You're given a sequence $$x[n]$$ that contains three spikes and zeros elsewhere. Your sequence $$y[n]$$ contains periodically shifted copies of the original one. It's just repeating the same three spikes indefinitely, without overlap since $$7>3$$. Hence, all you need to do to find out what $$y[n]$$ is for a given $$n$$ is to check where it would map to in your original sequence. In other words: $$y[n] = x[n \; {\rm mod} \; 7].$$

Here is how you can see why that is true: take $$y[n] = \sum_k x[n+7k]$$, expand, and then use the fact that $$x[n]$$ is zero outside $$[0,7)$$ (in fact, zero outside $$[1,2,3]$$):

\begin{align}y[0] & = x[0] + x[7] + x[14] + \ldots + x[-7] + x[-14] + \ldots = x[0] \\ y[1] & = x[1] + x[8] + x[15] + \ldots + x[-6] + x[-13] + \ldots = x[1]\\ & \ldots\\ y[6] & = x[6] + x[13] + x[20] + \ldots + x[-1] + x[-8] + \ldots = x[6] \\ y[7] & = x[7] + x[14] + x[15] + \ldots + x[0] + x[-7] + \ldots = x[0] \\ y[8] & = \ldots = x[1] \\ & \ldots \\ y[13] & = \ldots = x[6] \\ y[14] & = \ldots = x[0] \\ \end{align}

And that's how I would do it in Matlab

x = @(n) (-1).^n .* n .* ((n>=1)&(n<=3));
y = @(n) x(mod(n,7));
n = -7:21;
figure(1);clf;stem(n,x(n))
hold on;
stem(n,y(n),'rx--')
xlabel('n');axis([-7,21,-4,4])
legend('x[n]','y[n]');


*edit: Regarding your question 1: yes, you can do it with a sum as well.

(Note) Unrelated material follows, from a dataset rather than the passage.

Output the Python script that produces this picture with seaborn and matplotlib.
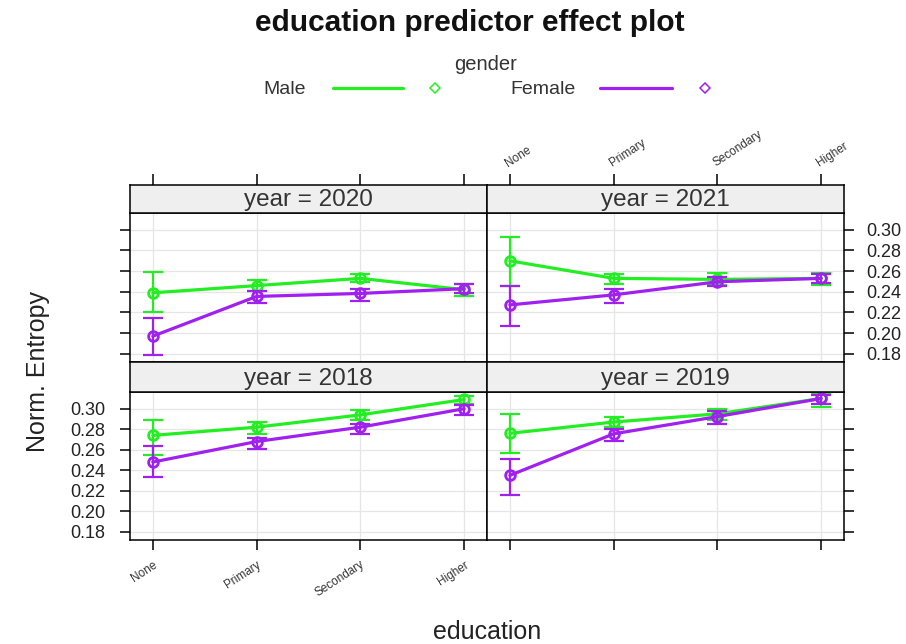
import numpy as np
import pandas as pd
import matplotlib
matplotlib.use('Agg')
import matplotlib.pyplot as plt
import seaborn as sns
from matplotlib.lines import Line2D

# categories
education = ['None', 'Primary', 'Secondary', 'Higher']
genders = ['Male', 'Female']
years = [2020, 2021, 2018, 2019]   # panel order: top-left, top-right, bottom-left, bottom-right
yticks = [0.18, 0.20, 0.22, 0.24, 0.26, 0.28, 0.30]

# fitted values and confidence limits
male_fit = {2018: [0.274, 0.282, 0.294, 0.309],
            2019: [0.276, 0.287, 0.295, 0.310],
            2020: [0.239, 0.246, 0.253, 0.242],
            2021: [0.270, 0.253, 0.252, 0.253]}
male_lo = {2018: [0.255, 0.275, 0.289, 0.3045],
           2019: [0.257, 0.2826, 0.289, 0.302],
           2020: [0.2205, 0.241, 0.249, 0.236],
           2021: [0.2458, 0.2475, 0.2465, 0.2465]}
male_hi = {2018: [0.289, 0.287, 0.299, 0.3125],
           2019: [0.295, 0.2917, 0.300, 0.314],
           2020: [0.2588, 0.2513, 0.2572, 0.2475],
           2021: [0.2935, 0.2575, 0.2578, 0.2578]}
female_fit = {2018: [0.248, 0.268, 0.282, 0.300],
              2019: [0.235, 0.2755, 0.2923, 0.310],
              2020: [0.197, 0.2355, 0.2384, 0.243],
              2021: [0.2273, 0.237, 0.2497, 0.253]}
female_lo = {2018: [0.233, 0.261, 0.275, 0.294],
             2019: [0.216, 0.269, 0.285, 0.3045],
             2020: [0.1783, 0.2287, 0.2312, 0.2385],
             2021: [0.2069, 0.2287, 0.2452, 0.2485]}
female_hi = {2018: [0.264, 0.2717, 0.285, 0.3036],
             2019: [0.251, 0.2804, 0.298, 0.3135],
             2020: [0.215, 0.2403, 0.2426, 0.2475],
             2021: [0.2458, 0.2426, 0.254, 0.2572]}

colors = {'Male': '#22EE22', 'Female': '#A020F0'}

rows = []
for yr in years:
    for g, fit, lo, hi in [('Male', male_fit, male_lo, male_hi),
                           ('Female', female_fit, female_lo, female_hi)]:
        for i, ed in enumerate(education):
            rows.append(dict(year=yr, gender=g, education=ed, pos=i,
                             fit=fit[yr][i], lower=lo[yr][i], upper=hi[yr][i]))
df = pd.DataFrame(rows)

sns.set_style('white')
plt.rcParams['font.family'] = ['Liberation Sans', 'DejaVu Sans']

W, H = 906, 644
fig = plt.figure(figsize=(W / 100, H / 100), dpi=100)

def rect(x0, y0, x1, y1):
    return [x0 / W, 1 - y1 / H, (x1 - x0) / W, (y1 - y0) / H]

panel_px = {2020: (130, 213, 487, 362), 2021: (487, 213, 844, 362),
            2018: (130, 392, 487, 540), 2019: (487, 392, 844, 540)}
strip_px = {2020: (130, 185, 487, 213), 2021: (487, 185, 844, 213),
            2018: (130, 362, 487, 392), 2019: (487, 362, 844, 392)}

xlim = (-0.22, 3.22)
ylim = (0.172, 0.3163)

for yr in years:
    ax = fig.add_axes(rect(*panel_px[yr]))
    sub = df[df.year == yr]
    for g in genders:
        d = sub[sub.gender == g]
        c = colors[g]
        sns.lineplot(data=d, x='pos', y='fit', color=c, linewidth=2.3,
                     marker='o', markersize=7, markerfacecolor='none',
                     markeredgecolor=c, markeredgewidth=2, ax=ax, zorder=3)
        ax.errorbar(d.pos, d.fit, yerr=[d.fit - d.lower, d.upper - d.fit],
                    fmt='none', ecolor=c, elinewidth=1.6, capsize=7,
                    capthick=1.6, zorder=3)
    ax.set_xlim(*xlim)
    ax.set_ylim(*ylim)
    ax.set_xticks(range(len(education)))
    ax.set_yticks(yticks)
    ax.set_xlabel('')
    ax.set_ylabel('')
    ax.grid(True, color='#E6E6E6', linewidth=0.9)
    ax.set_axisbelow(True)
    for s in ax.spines.values():
        s.set_color('black')
        s.set_linewidth(1.1)
    ax.tick_params(direction='out', length=7, width=1.1, color='black',
                   labelsize=13, labelcolor='#222222',
                   top=False, bottom=False, left=False, right=False,
                   labeltop=False, labelbottom=False, labelleft=False, labelright=False)
    if yr == 2020:
        ax.tick_params(axis='y', left=True)
    elif yr == 2021:
        ax.tick_params(axis='y', right=True, labelright=True, pad=9)
    elif yr == 2018:
        ax.tick_params(axis='y', left=True, labelleft=True, pad=11)
        ax.tick_params(axis='x', bottom=True, labelbottom=True, pad=6.5)
        ax.set_xticklabels(education, rotation=33, ha='right',
                           rotation_mode='anchor', fontsize=8.5, color='#333333')
    else:
        ax.tick_params(axis='y', right=True)
        ax.tick_params(axis='x', bottom=True)
    ax.set_yticklabels([f'{v:.2f}' for v in yticks])

    # strip
    sx = fig.add_axes(rect(*strip_px[yr]))
    sx.set_facecolor('#EFEFEF')
    sx.set_xlim(*xlim)
    sx.set_yticks([])
    sx.set_xticks(range(len(education)))
    for s in sx.spines.values():
        s.set_color('black')
        s.set_linewidth(1.1)
    sx.text(0.5, 0.45, f'year = {yr}', transform=sx.transAxes, ha='center',
            va='center', fontsize=17.5, color='#333333')
    sx.tick_params(direction='out', length=8, width=1.1, color='black',
                   bottom=False, labelbottom=False, top=False, labeltop=False)
    if yr in (2020, 2021):
        sx.tick_params(top=True)
    if yr == 2021:
        sx.tick_params(labeltop=True)
        sx.set_xticklabels(education, rotation=33, ha='left',
                           rotation_mode='anchor', fontsize=8.5, color='#333333')

# titles and labels
fig.text(470 / W, 1 - 23 / H, 'education predictor effect plot', ha='center',
         va='center', fontsize=21.5, fontweight='bold', color='#111111')
fig.text(38 / W, 1 - 371 / H, 'Norm. Entropy', rotation=90, ha='center',
         va='center', fontsize=18, color='#222222')
fig.text(487 / W, 1 - 632 / H, 'education', ha='center', va='center',
         fontsize=18, color='#222222')

# legend
fig.text(486 / W, 1 - 65 / H, 'gender', ha='center', va='center',
         fontsize=14.5, color='#333333')
for g, tx, l0, l1, mx in [('Male', 263, 333, 403, 435),
                          ('Female', 510, 600, 672, 705)]:
    fig.text(tx / W, 1 - 90 / H, g, ha='left', va='center', fontsize=14,
             color='#333333')
    fig.add_artist(Line2D([l0 / W, l1 / W], [1 - 88 / H, 1 - 88 / H],
                          color=colors[g], linewidth=2.3, transform=fig.transFigure))
    fig.add_artist(Line2D([mx / W], [1 - 88 / H], color=colors[g], marker='D',
                          markersize=5, markerfacecolor='none', markeredgewidth=1.1,
                          linestyle='none', transform=fig.transFigure))

fig.savefig('out.png', dpi=100)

If you do it correctly, the result is exactly the same. Here's a take in Matlab: Of course you cannot do an infinite sum, so this example sums from -K to K, plotting for K=10:

x = @(n) (-1).^n .* n .* ((n>=1)&(n<=3));
y = @(n) x(mod(n,7));
y_sum = @(n,K) sum(x(n + 7*(-K:K)'),1);
n = -7:21;
figure(1);clf;stem(n,x(n))
hold on;
stem(n,y(n),'rx--')
stem(n,y_sum(n,10),'k*-.')
xlabel('n');axis([-7,21,-4,4])
legend('x[n]','y[n]');


Regarding your second question, well, the code is there, you can experiment with what changes. If the pulses overlap, you're going to see the sums of the overlapping ones... in particular the -1 and the -3 pulse add up to -4 pulses. Looks like this (now the modulo method does not work like that, since it assumed no overlap):

• Merci for answer. I have some questions ... – sci9 Jul 23 at 11:07
• 1- We can build y[n] by superimposing (adding) infinite copies of x[n]. Ok? So, what the answer I've posted represent? Are superimposing and adding are two different operator in DSP? – sci9 Jul 23 at 11:08
• 2- If we take k=2 instead of 7, then copies in the sum do overlap. Now what are the values of y[n]? – sci9 Jul 23 at 11:08
• @sci9 I edited my reply to account for your questions. – Florian Jul 23 at 11:22
• Thank you very much for the detailed answer. But there is still one question left unanswered. Does the answer I've posted have some meaning? @Florian – sci9 Jul 23 at 12:46

Thanks to @Florian's comments, here is sample solution

clc, clear
n = 0:1:7*10^6-1;
x = zeros(size(n));
x( find(n==1 | n==2 | n==3) ) = [(-1)^1*1 (-1)^2*2 (-1)^3*3];
y = x(mod(n,7)+1);
y = sum(reshape(y,7,[]),2)'


For large $$k$$s we have for example: y = 0 -1000000 2000000 -3000000 0 0 0.